Koleksi manuskripnya yang sangat berharga dan cukup banyak, 10 ribu, yang terletak di lantai 5 jarang dikunjungi. Hanya sekitar 5 orang rata-rata sehari menyambangi ruang simpan manuskrip yang ditata rapi. Dady mengeluhkan rendahnya apresiasi masyarakat terhadap perpustakaan. "Mereka datang kalau lagi perlu. Sebagai contoh, seorang mahasiswa yang tengah menyelesaikan skripsi S1-nya. Setelah skripsi selesai, ya nggak datang lagi ke perpustakaan," ujarnya. "Jadi, ia datang bukan karena keingintahuan." Bila itu soalnya, apa yang bisa dilakukan?

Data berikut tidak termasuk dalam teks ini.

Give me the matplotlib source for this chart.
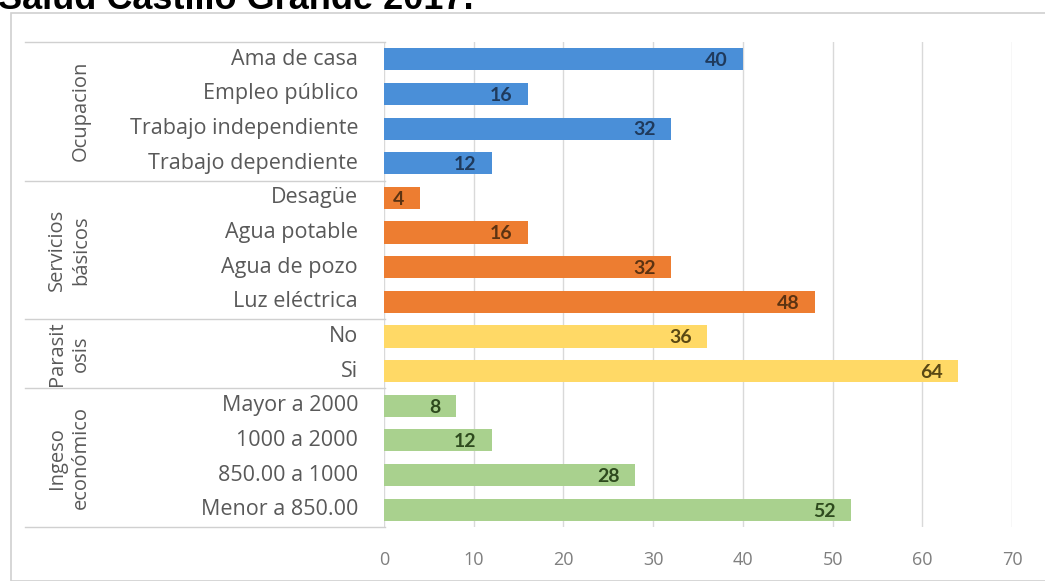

Perpustakaan Nasional, misalnya, mengadakan acara seperti penobatan pengunjung teladan untuk mereka yang paling sering memanfaatkan koleksi perpustakaan. "Kita juga menyelenggarakan acara bedah buku, story telling, lalu pameran keliling," ujar Dady. Hasilnya memang tak bisa diukur langsung. Apalagi bila tak ada langkah yang lebih jitu. Pengelola Perpustakaan Idayu, misalnya, menyebarkan brosur untuk menarik pengunjung. Hanya itu? "Ya, hanya itu yang bisa kita lakukan," kata Nur Enim.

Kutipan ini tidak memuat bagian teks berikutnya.